» What is needed: Extract everything from the first line through the line with "(g22) at (440,574)", both ends included, except for any pictures.

· · · ·

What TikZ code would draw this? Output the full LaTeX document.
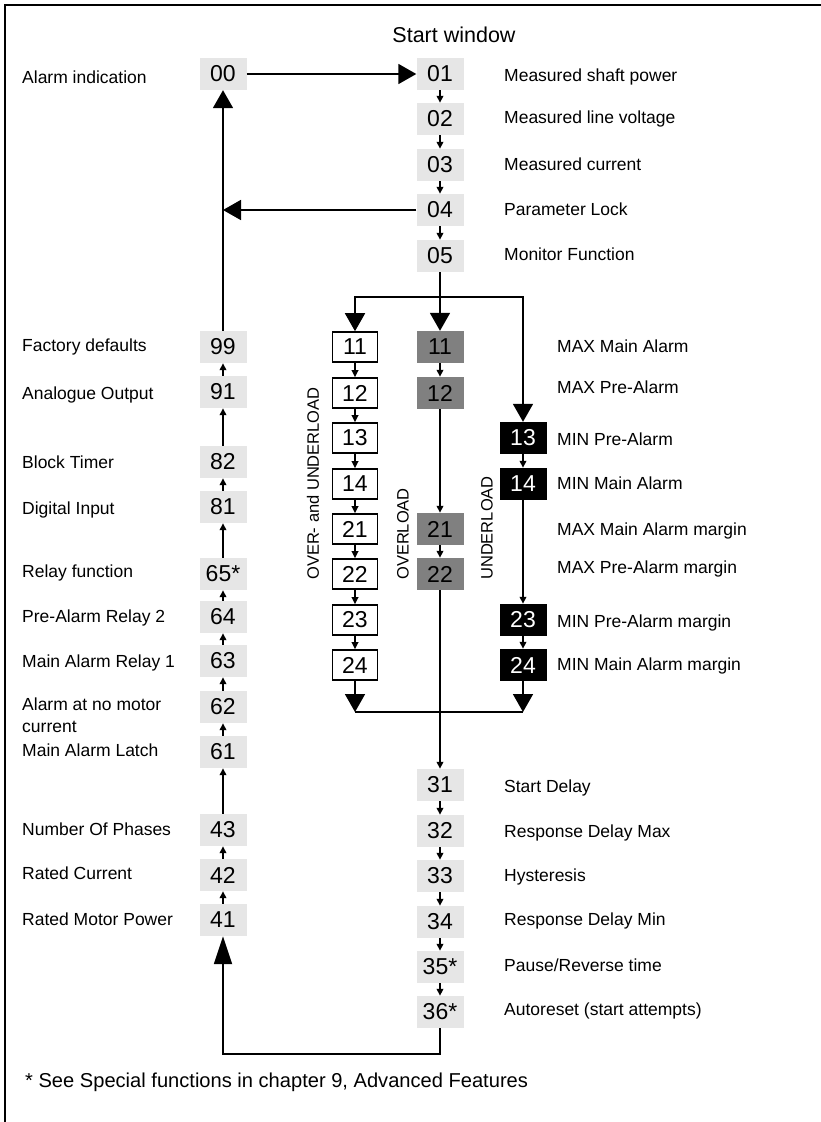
\documentclass[tikz,border=0pt]{standalone}
\usepackage{fontspec}
\setmainfont{Liberation Sans}
\usetikzlibrary{arrows.meta}
\definecolor{lgrey}{HTML}{E6E6E6}
\definecolor{dgrey}{HTML}{808080}
\newcommand\numf{\fontsize{23}{26}\selectfont}
\newcommand\lblf{\fontsize{17.5}{21}\selectfont}
\newcommand\rotf{\fontsize{16.5}{20}\selectfont}
\newcommand\footf{\fontsize{20.1}{23}\selectfont}
\begin{document}
\begin{tikzpicture}[x=1pt,y=-1pt,
  numbox/.style={minimum width=47pt,minimum height=32pt,inner sep=0pt,font=\numf},
  lgbox/.style={numbox,fill=lgrey},
  wbox/.style={numbox,draw,line width=1.6pt,fill=white,minimum width=45pt,minimum height=30pt},
  dgbox/.style={numbox,fill=dgrey},
  bkbox/.style={numbox,fill=black,text=white},
  lbl/.style={anchor=base west,font=\lblf,inner sep=0pt},
  rlbl/.style={anchor=west,font=\rotf,inner sep=0pt,rotate=90},
  conn/.style={line width=1.8pt},
  big/.style={conn,-{Triangle[length=18pt,width=20pt]}},
  small/.style={conn,-{Triangle[length=7pt,width=6.5pt]}},
]
\useasboundingbox (0,0) rectangle (821,1122);
\draw[line width=2pt] (5,1122) -- (5,5) -- (821,5);

\node[anchor=base,font=\fontsize{21.5}{24}\selectfont,inner sep=0pt] (title) at (454,42) {Start window};

% top column
\node[lgbox] (n00) at (223,74) {00};
\node[lgbox] (n01) at (440,74) {01};
\node[lgbox] (n02) at (440,119) {02};
\node[lgbox] (n03) at (440,165) {03};
\node[lgbox] (n04) at (440,210) {04};
\node[lgbox] (n05) at (440,256) {05};

% white column
\node[wbox] (w11) at (355,347) {11};
\node[wbox] (w12) at (355,393) {12};
\node[wbox] (w13) at (355,438) {13};
\node[wbox] (w14) at (355,484) {14};
\node[wbox] (w21) at (355,529) {21};
\node[wbox] (w22) at (355,574) {22};
\node[wbox] (w23) at (355,620) {23};
\node[wbox] (w24) at (355,665) {24};

% dark grey column
\node[dgbox] (g11) at (440,347) {11};
\node[dgbox] (g12) at (440,393) {12};
\node[dgbox] (g21) at (440,529) {21};
\node[dgbox] (g22) at (440,574) {22};

% black column
\node[bkbox] (b13) at (523,438) {13};
\node[bkbox] (b14) at (523,484) {14};
\node[bkbox] (b23) at (523,620) {23};
\node[bkbox] (b24) at (523,665) {24};

% bottom column
\node[lgbox] (n31) at (440,785) {31};
\node[lgbox] (n32) at (440,831) {32};
\node[lgbox] (n33) at (440,876) {33};
\node[lgbox] (n34) at (440,922) {34};
\node[lgbox] (n35) at (440,967) {35*};
\node[lgbox] (n36) at (440,1012) {36*};

% left column
\node[lgbox] (n99) at (223,347) {99};
\node[lgbox] (n91) at (223,392) {91};
\node[lgbox] (n82) at (223,462) {82};
\node[lgbox] (n81) at (223,507) {81};
\node[lgbox] (n65) at (223,574) {65*};
\node[lgbox] (n64) at (223,617) {64};
\node[lgbox] (n63) at (223,661) {63};
\node[lgbox] (n62) at (223,707) {62};
\node[lgbox] (n61) at (223,752) {61};
\node[lgbox] (n43) at (223,830) {43};
\node[lgbox] (n42) at (223,875) {42};
\node[lgbox] (n41) at (223,920) {41};

% left labels
\node[lbl] (l00) at (22,83) {Alarm indication};
\node[lbl] (l99) at (22,351) {Factory defaults};
\node[lbl] (l91) at (22,399) {Analogue Output};
\node[lbl] (l82) at (22,468) {Block Timer};
\node[lbl] (l81) at (22,514) {Digital Input};
\node[lbl] (l65) at (22,577) {Relay function};
\node[lbl] (l64) at (22,622) {Pre-Alarm Relay 2};
\node[lbl] (l63) at (22,667) {Main Alarm Relay 1};
\node[lbl] (l62a) at (22,710) {Alarm at no motor};
\node[lbl] (l62b) at (22,732) {current};
\node[lbl] (l61) at (22,756) {Main Alarm Latch};
\node[lbl] (l43) at (22,835) {Number Of Phases};
\node[lbl] (l42) at (22,879) {Rated Current};
\node[lbl] (l41) at (22,925) {Rated Motor Power};

% right labels
\node[lbl] (l01) at (504,81) {Measured shaft power};
\node[lbl] (l02) at (504,123) {Measured line voltage};
\node[lbl] (l03) at (504,170) {Measured current};
\node[lbl] (l04) at (504,215) {Parameter Lock};
\node[lbl] (l05) at (504,260) {Monitor Function};

\node[lbl] (m11) at (557,352) {MAX Main Alarm};
\node[lbl] (m12) at (557,393) {MAX Pre-Alarm};
\node[lbl] (m13) at (557,445) {MIN Pre-Alarm};
\node[lbl] (m14) at (557,489) {MIN Main Alarm};
\node[lbl] (m21) at (557,535) {MAX Main Alarm margin};
\node[lbl] (m22) at (557,573) {MAX Pre-Alarm margin};
\node[lbl] (m23) at (557,627) {MIN Pre-Alarm margin};
\node[lbl] (m24) at (557,670) {MIN Main Alarm margin};

\node[lbl] (l31) at (504,792) {Start Delay};
\node[lbl] (l32) at (504,837) {Response Delay Max};
\node[lbl] (l33) at (504,881) {Hysteresis};
\node[lbl] (l34) at (504,925) {Response Delay Min};
\node[lbl] (l35) at (504,971) {Pause/Reverse time};
\node[lbl] (l36) at (504,1015) {Autoreset (start attempts)};

\node[lbl,font=\footf] (foot) at (25,1087) {* See Special functions in chapter 9, Advanced Features};

% rotated labels
\node[rlbl] (rOU) at (313,580) {OVER- and UNDERLOAD};
\node[rlbl] (rO) at (403,580) {OVERLOAD};
\node[rlbl] (rU) at (487,580) {UNDERLOAD};

% connectors top
\draw[big] (n00) -- (n01);
\draw[small] (n01) -- (n02);
\draw[small] (n02) -- (n03);
\draw[small] (n03) -- (n04);
\draw[small] (n04) -- (n05);
\coordinate (j04) at (223,210);
\draw[big] (n04) -- (j04);
\draw[big] (n99) -- (n00);

% branch
\coordinate (s05) at (440,297);
\draw[big] (n05) -- (g11);
\draw[big] (s05) -| (w11);
\draw[big] (s05) -| (b13);

% white chain
\draw[small] (w11) -- (w12);
\draw[small] (w12) -- (w13);
\draw[small] (w13) -- (w14);
\draw[small] (w14) -- (w21);
\draw[small] (w21) -- (w22);
\draw[small] (w22) -- (w23);
\draw[small] (w23) -- (w24);

% grey chain
\draw[small] (g11) -- (g12);
\draw[small] (g12) -- (g21);
\draw[small] (g21) -- (g22);

% black chain
\draw[small] (b13) -- (b14);
\draw[small] (b14) -- (b23);
\draw[small] (b23) -- (b24);

% merge
\coordinate (mL) at (355,712);
\coordinate (mR) at (523,712);
\draw[big] (w24) -- (mL);
\draw[big] (b24) -- (mR);
\draw[conn] (mL) -- (mR);
\draw[small] (g22) -- (n31);

% bottom chain
\draw[small] (n31) -- (n32);
\draw[small] (n32) -- (n33);
\draw[small] (n33) -- (n34);
\draw[small] (n34) -- (n35);
\draw[small] (n35) -- (n36);
\coordinate (c36) at (440,1054);
\draw[conn,-{Triangle[length=28pt,width=18pt]}] (n36) -- (c36) -| (n41);

% left chain
\draw[small] (n41) -- (n42);
\draw[small] (n42) -- (n43);
\draw[small] (n43) -- (n61);
\draw[small] (n61) -- (n62);
\draw[small] (n62) -- (n63);
\draw[small] (n63) -- (n64);
\draw[small] (n64) -- (n65);
\draw[small] (n65) -- (n81);
\draw[small] (n81) -- (n82);
\draw[small] (n82) -- (n91);
\draw[small] (n91) -- (n99);
\end{tikzpicture}
\end{document}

· · · ·

» Result for this exercise:
What TikZ code would draw this? Output the full LaTeX document.
\documentclass[tikz,border=0pt]{standalone}
\usepackage{fontspec}
\setmainfont{Liberation Sans}
\usetikzlibrary{arrows.meta}
\definecolor{lgrey}{HTML}{E6E6E6}
\definecolor{dgrey}{HTML}{808080}
\newcommand\numf{\fontsize{23}{26}\selectfont}
\newcommand\lblf{\fontsize{17.5}{21}\selectfont}
\newcommand\rotf{\fontsize{16.5}{20}\selectfont}
\newcommand\footf{\fontsize{20.1}{23}\selectfont}
\begin{document}
\begin{tikzpicture}[x=1pt,y=-1pt,
  numbox/.style={minimum width=47pt,minimum height=32pt,inner sep=0pt,font=\numf},
  lgbox/.style={numbox,fill=lgrey},
  wbox/.style={numbox,draw,line width=1.6pt,fill=white,minimum width=45pt,minimum height=30pt},
  dgbox/.style={numbox,fill=dgrey},
  bkbox/.style={numbox,fill=black,text=white},
  lbl/.style={anchor=base west,font=\lblf,inner sep=0pt},
  rlbl/.style={anchor=west,font=\rotf,inner sep=0pt,rotate=90},
  conn/.style={line width=1.8pt},
  big/.style={conn,-{Triangle[length=18pt,width=20pt]}},
  small/.style={conn,-{Triangle[length=7pt,width=6.5pt]}},
]
\useasboundingbox (0,0) rectangle (821,1122);
\draw[line width=2pt] (5,1122) -- (5,5) -- (821,5);

\node[anchor=base,font=\fontsize{21.5}{24}\selectfont,inner sep=0pt] (title) at (454,42) {Start window};

% top column
\node[lgbox] (n00) at (223,74) {00};
\node[lgbox] (n01) at (440,74) {01};
\node[lgbox] (n02) at (440,119) {02};
\node[lgbox] (n03) at (440,165) {03};
\node[lgbox] (n04) at (440,210) {04};
\node[lgbox] (n05) at (440,256) {05};

% white column
\node[wbox] (w11) at (355,347) {11};
\node[wbox] (w12) at (355,393) {12};
\node[wbox] (w13) at (355,438) {13};
\node[wbox] (w14) at (355,484) {14};
\node[wbox] (w21) at (355,529) {21};
\node[wbox] (w22) at (355,574) {22};
\node[wbox] (w23) at (355,620) {23};
\node[wbox] (w24) at (355,665) {24};

% dark grey column
\node[dgbox] (g11) at (440,347) {11};
\node[dgbox] (g12) at (440,393) {12};
\node[dgbox] (g21) at (440,529) {21};
\node[dgbox] (g22) at (440,574) {22};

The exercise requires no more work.